Il sistema della falsa fatturazione in Italia nel 2016 vale 1,8 miliardi di euro. Va avanti da un pezzo: ogni anno è individuato un flusso di denaro, circa 2 miliardi, che svanisce dai canali leciti per finire nel sottobosco della finanza o degli investimenti. Una maxi provvista «in nero» che, ingrassando le casse di imprese, può inquinare il mercato e la concorrenza.
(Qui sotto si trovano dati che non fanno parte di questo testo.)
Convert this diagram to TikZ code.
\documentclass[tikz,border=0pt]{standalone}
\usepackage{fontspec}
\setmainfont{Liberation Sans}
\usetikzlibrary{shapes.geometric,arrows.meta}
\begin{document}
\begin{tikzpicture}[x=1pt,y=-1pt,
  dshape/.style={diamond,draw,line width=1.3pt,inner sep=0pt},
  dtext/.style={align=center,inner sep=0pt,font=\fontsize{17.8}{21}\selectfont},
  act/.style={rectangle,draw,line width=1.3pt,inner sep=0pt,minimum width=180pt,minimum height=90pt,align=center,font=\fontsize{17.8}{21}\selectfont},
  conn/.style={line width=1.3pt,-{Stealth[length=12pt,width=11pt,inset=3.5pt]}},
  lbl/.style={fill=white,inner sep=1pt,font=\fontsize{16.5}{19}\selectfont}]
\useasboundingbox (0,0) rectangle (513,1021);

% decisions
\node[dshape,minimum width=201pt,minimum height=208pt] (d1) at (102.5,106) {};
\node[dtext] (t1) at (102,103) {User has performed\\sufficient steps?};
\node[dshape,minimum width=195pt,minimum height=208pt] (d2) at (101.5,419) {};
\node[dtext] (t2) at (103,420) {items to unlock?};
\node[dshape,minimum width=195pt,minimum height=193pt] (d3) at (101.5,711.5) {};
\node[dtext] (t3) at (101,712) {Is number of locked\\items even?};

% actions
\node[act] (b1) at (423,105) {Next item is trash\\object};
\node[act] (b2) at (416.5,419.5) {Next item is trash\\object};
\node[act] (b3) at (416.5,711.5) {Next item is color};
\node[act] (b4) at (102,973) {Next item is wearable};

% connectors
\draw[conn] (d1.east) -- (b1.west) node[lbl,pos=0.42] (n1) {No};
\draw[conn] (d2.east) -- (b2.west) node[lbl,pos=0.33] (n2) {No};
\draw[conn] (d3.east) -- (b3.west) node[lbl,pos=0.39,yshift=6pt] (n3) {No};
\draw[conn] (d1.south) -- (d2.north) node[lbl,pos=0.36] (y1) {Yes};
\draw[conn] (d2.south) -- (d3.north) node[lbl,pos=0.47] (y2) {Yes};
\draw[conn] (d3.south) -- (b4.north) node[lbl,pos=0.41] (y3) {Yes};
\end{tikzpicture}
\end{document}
Le verifiche investigative, però, ci raccontano che dietro questo giro di soldi clandestini si nasconde anche un vorticoso sistema di tangenti per accaparrarsi appalti pubblici . Sistema al centro dell’attività investigativa e di contrasto della Guardia di finanza rilanciata oggi dal Comandante generale, Giorgio Toschi, nel corso del 243° anniversario delle Fiamme Gialle celebrato a L’Aquila alla presenza del Capo dello Stato Sergio Mattarella.
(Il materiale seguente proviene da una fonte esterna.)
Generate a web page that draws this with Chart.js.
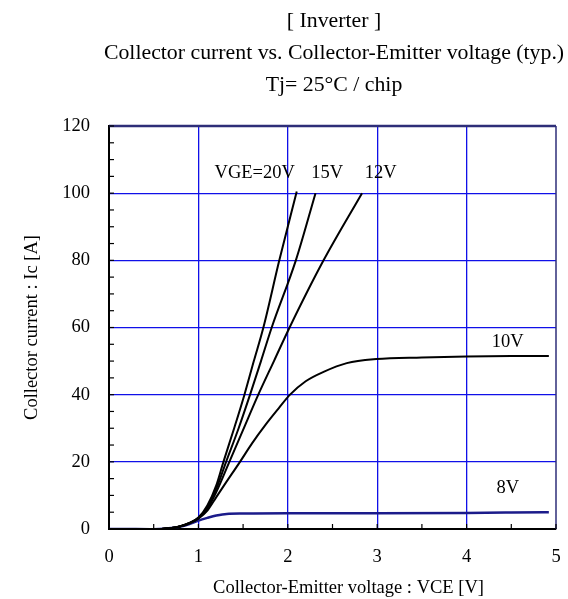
<!DOCTYPE html>
<html>
<head>
<meta charset="utf-8">
<script src="https://cdn.jsdelivr.net/npm/chart.js@4/dist/chart.umd.min.js"></script>
<style>
  html, body { margin: 0; padding: 0; background: #fff; }
  #wrap { width: 568px; height: 599px; position: relative; }
</style>
</head>
<body>
<div id="wrap"><canvas id="icChart"></canvas></div>
<script>
// Ic - VCE curves
const vce20 = [0, 0.3, 0.5, 0.7, 0.8, 0.9, 1.0, 1.1, 1.2, 1.28, 1.4, 1.515, 1.62, 1.727, 1.905, 2.1];
const ic20  = [0, 0, -0.1, 0.3, 0.8, 1.8, 3.4, 7, 13, 20, 30, 40, 50, 60, 80, 100.5];

const vce15 = [0, 0.3, 0.5, 0.7, 0.8, 0.9, 1.0, 1.1, 1.2, 1.31, 1.45, 1.578, 1.70, 1.82, 2.09, 2.31];
const ic15  = [0, 0, -0.1, 0.3, 0.8, 1.8, 3.3, 6.5, 12, 20, 30, 40, 50, 60, 80, 100];

const vce12 = [0, 0.3, 0.5, 0.7, 0.8, 0.9, 1.0, 1.1, 1.2, 1.346, 1.5, 1.67, 1.845, 2.02, 2.4, 2.83];
const ic12  = [0, 0, -0.1, 0.3, 0.8, 1.7, 3.2, 6, 11, 20, 29.5, 40, 50, 60, 80, 100];

const vce10 = [0, 0.3, 0.5, 0.7, 0.8, 0.9, 1.0, 1.1, 1.2, 1.3, 1.465, 1.6, 1.75, 1.9, 2.025, 2.2, 2.4, 2.66, 2.99, 3.5, 4, 4.5, 4.92];
const ic10  = [0, 0, -0.1, 0.3, 0.8, 1.7, 3.1, 5.5, 9.5, 13.5, 20, 25.5, 31, 36, 40, 44, 46.8, 49.4, 50.6, 51.1, 51.4, 51.5, 51.5];

const vce8 = [0, 0.3, 0.5, 0.7, 0.8, 0.9, 1.0, 1.1, 1.2, 1.316, 1.5, 2, 3, 4, 4.5, 4.92];
const ic8  = [0, 0, -0.1, 0.3, 0.7, 1.5, 2.5, 3.3, 4.0, 4.5, 4.6, 4.7, 4.7, 4.8, 4.9, 5.0];

// curve labels (text + where they sit, in data units)
const curveLabels = ["VGE=20V", "15V", "12V", "10V", "8V"];
const labelVce = [1.63, 2.44, 3.04, 4.46, 4.46];
const labelIc  = [106.1, 106.1, 106.1, 55.5, 12.2];

const titleLines = ["[ Inverter ]", "Collector current vs. Collector-Emitter voltage (typ.)", "Tj= 25°C / chip"];
const xTitle = "Collector-Emitter voltage : VCE [V]";

const FONT = "'Liberation Serif', 'Times New Roman', serif";
const GRID_BLUE = "#1010e8";

function toPoints(xs, ys) {
  return xs.map((x, i) => ({ x: x, y: ys[i] }));
}

function curve(xs, ys, color, width) {
  return {
    data: toPoints(xs, ys),
    borderColor: color,
    borderWidth: width,
    pointRadius: 0,
    showLine: true,
    cubicInterpolationMode: "monotone",
    fill: false
  };
}

// titles, frame, inward minor ticks and curve labels
const decorPlugin = {
  id: "decor",
  afterDatasetsDraw(chart) {
    const { ctx, chartArea: a, scales } = chart;
    ctx.save();

    ctx.fillStyle = "#000";
    ctx.textAlign = "center";
    ctx.textBaseline = "middle";

    // chart title, sits a bit right of the canvas centre like the original
    ctx.font = "21.8px " + FONT;
    titleLines.forEach((txt, i) => {
      ctx.fillText(txt, 334, 21 + i * 32);
    });

    // x axis title
    ctx.font = "18.5px " + FONT;
    ctx.fillText(xTitle, 348.5, 588);

    // top and right frame
    ctx.strokeStyle = "#2e2e78";
    ctx.lineWidth = 2.5;
    ctx.beginPath();
    ctx.moveTo(a.left, a.top);
    ctx.lineTo(a.right, a.top);
    ctx.stroke();
    ctx.lineWidth = 1.5;
    ctx.beginPath();
    ctx.moveTo(a.right, a.top);
    ctx.lineTo(a.right, a.bottom);
    ctx.stroke();

    // inward ticks
    ctx.strokeStyle = "#000";
    ctx.lineWidth = 1.2;
    scales.y.ticks.forEach((t) => {
      const py = scales.y.getPixelForValue(t.value);
      ctx.beginPath();
      ctx.moveTo(a.left, py);
      ctx.lineTo(a.left + 5, py);
      ctx.stroke();
    });
    scales.x.ticks.forEach((t) => {
      const px = scales.x.getPixelForValue(t.value);
      ctx.beginPath();
      ctx.moveTo(px, a.bottom);
      ctx.lineTo(px, a.bottom - 5);
      ctx.stroke();
    });

    // curve labels
    curveLabels.forEach((txt, i) => {
      ctx.fillText(txt, scales.x.getPixelForValue(labelVce[i]), scales.y.getPixelForValue(labelIc[i]));
    });
    ctx.restore();
  }
};

new Chart(document.getElementById("icChart"), {
  type: "scatter",
  data: {
    datasets: [
      curve(vce20, ic20, "#000", 2),
      curve(vce15, ic15, "#000", 2),
      curve(vce12, ic12, "#000", 2),
      curve(vce10, ic10, "#000", 2),
      curve(vce8, ic8, "#1b1b8a", 2.5)
    ]
  },
  options: {
    responsive: true,
    maintainAspectRatio: false,
    animation: false,
    layout: { padding: { left: 0, right: 12, top: 126, bottom: 0 } },
    plugins: {
      legend: { display: false },
      tooltip: { enabled: false },
      title: { display: false }
    },
    scales: {
      x: {
        type: "linear",
        min: 0,
        max: 5,
        afterFit: (s) => { s.height = 70; },
        ticks: {
          stepSize: 0.5,
          padding: 0,
          color: "#000",
          font: { family: FONT, size: 18.5 },
          maxRotation: 0,
          autoSkip: false,
          callback: (v) => (Number.isInteger(v) ? String(v) : "")
        },
        grid: {
          drawTicks: true,
          tickLength: 17,
          tickColor: "transparent",
          lineWidth: 1.3,
          color: (c) => {
            const v = c.tick ? c.tick.value : 0;
            return Number.isInteger(v) && v > 0 && v < 5 ? GRID_BLUE : "transparent";
          }
        },
        border: { color: "#000", width: 2 },
        title: { display: false }
      },
      y: {
        min: 0,
        max: 120,
        afterFit: (s) => { s.width = 109; },
        ticks: {
          stepSize: 5,
          padding: 19,
          color: "#000",
          font: { family: FONT, size: 18.5 },
          autoSkip: false,
          callback: (v) => (v % 20 === 0 ? String(v) : "")
        },
        grid: {
          drawTicks: false,
          lineWidth: 1.3,
          color: (c) => {
            const v = c.tick ? c.tick.value : 0;
            return v % 20 === 0 && v > 0 && v < 120 ? GRID_BLUE : "transparent";
          }
        },
        border: { color: "#000", width: 2 },
        title: {
          display: true,
          text: "Collector current : Ic [A]",
          color: "#000",
          font: { family: FONT, size: 18.5 },
          padding: { top: 21, bottom: 0 }
        }
      }
    }
  },
  plugins: [decorPlugin]
});
</script>
</body>
</html>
Le fatture per operazioni inesistenti, dunque, assumono un valore altamente strategico, perché come spiega il comandante del nucleo valutario della Guardia di finanza, il generale Giovanni Padula, «talvolta sono emesse per fini strumentali al perfezionamento di altri affari illeciti o per remunerare soggetti intranei alla rete degli appalti pubblici ovvero per giustificare il trasferimento di ricchezze all’estero». Il principio investigativo «”Follow the money” rimane una regola aurea», continua Padula, «per contrastare le diverse forme di criminalità economica e aggredire i patrimoni». Ogni anno il valutario raccoglie circa «100mila segnalazioni per operazioni sospette (Sos)», che rappresentano «il fulcro del sistema di prevenzione antiriciclaggio». Tuttavia restano zone d’ombra: è interessante notare come dalle aree del Sud Italia (escluse le isole) giungano il minor numero di Sos rispetto al resto della nazione. Nel 2016, infatti, risultano 17mila 663 segnalazioni (il 16,98% del totale), rispetto alle 55mila del Nord (il 52,98%) e le 17mila 663 del Centro (il 19,22%).

Il particolare non è di poco conto, perché proprio nel Sud, in cui si concentrano fenomeni di criminalità economica di maggior rilievo, si sono registrate anche sospette anomalie nella circolazione del denaro contante. Il dato emerge da una relazione del ministero dell’Economia: risulta, ad esempio, che nella sola Calabria, territorio ad alta densità mafiosa, questo fenomeno sia diffuso in ben quattro province su cinque (solo Crotone ha una classe di rischio “medio”). Secondo il comandante del valutario, «bisogna elevare il livello di attenzione su questi temi e migliorare la qualità delle informazioni, coinvolgendo in modo fattivo le diverse categorie dei soggetti (intermediari, liberi professionisti ed altri operatori) obbligati a fornire la piena collaborazione al sistema antiriciclaggio».

A tutto questo, prosegue il generale, bisogna aggiungere che «diverse evidenze investigative confermano un interesse» al trasferimento all’estero di capitali. «Ma è pur vero - aggiunge - che si stanno rafforzando anche le dinamiche della collaborazione e cooperazione tra Stati, sia a livello investigativo che giudiziario, soprattutto in ambito europeo». Secondo Padula si tratta «di sinergie investigative ormai divenute necessarie, considerato che esistono piazze finanziarie come Londra e centri di affari (vedi Malta), che per struttura e vicinanza fisica attirano capitali di dubbia provenienza. In questi siti esiste una rete costituita da intrecci societari opachi, favoriti da un’industria finanziaria di significativa rilevanza. Il tutto in un tessuto di regole a maglie larghe, la cui permeabilità rappresenta un’occasione per chi deve ripulire il denaro».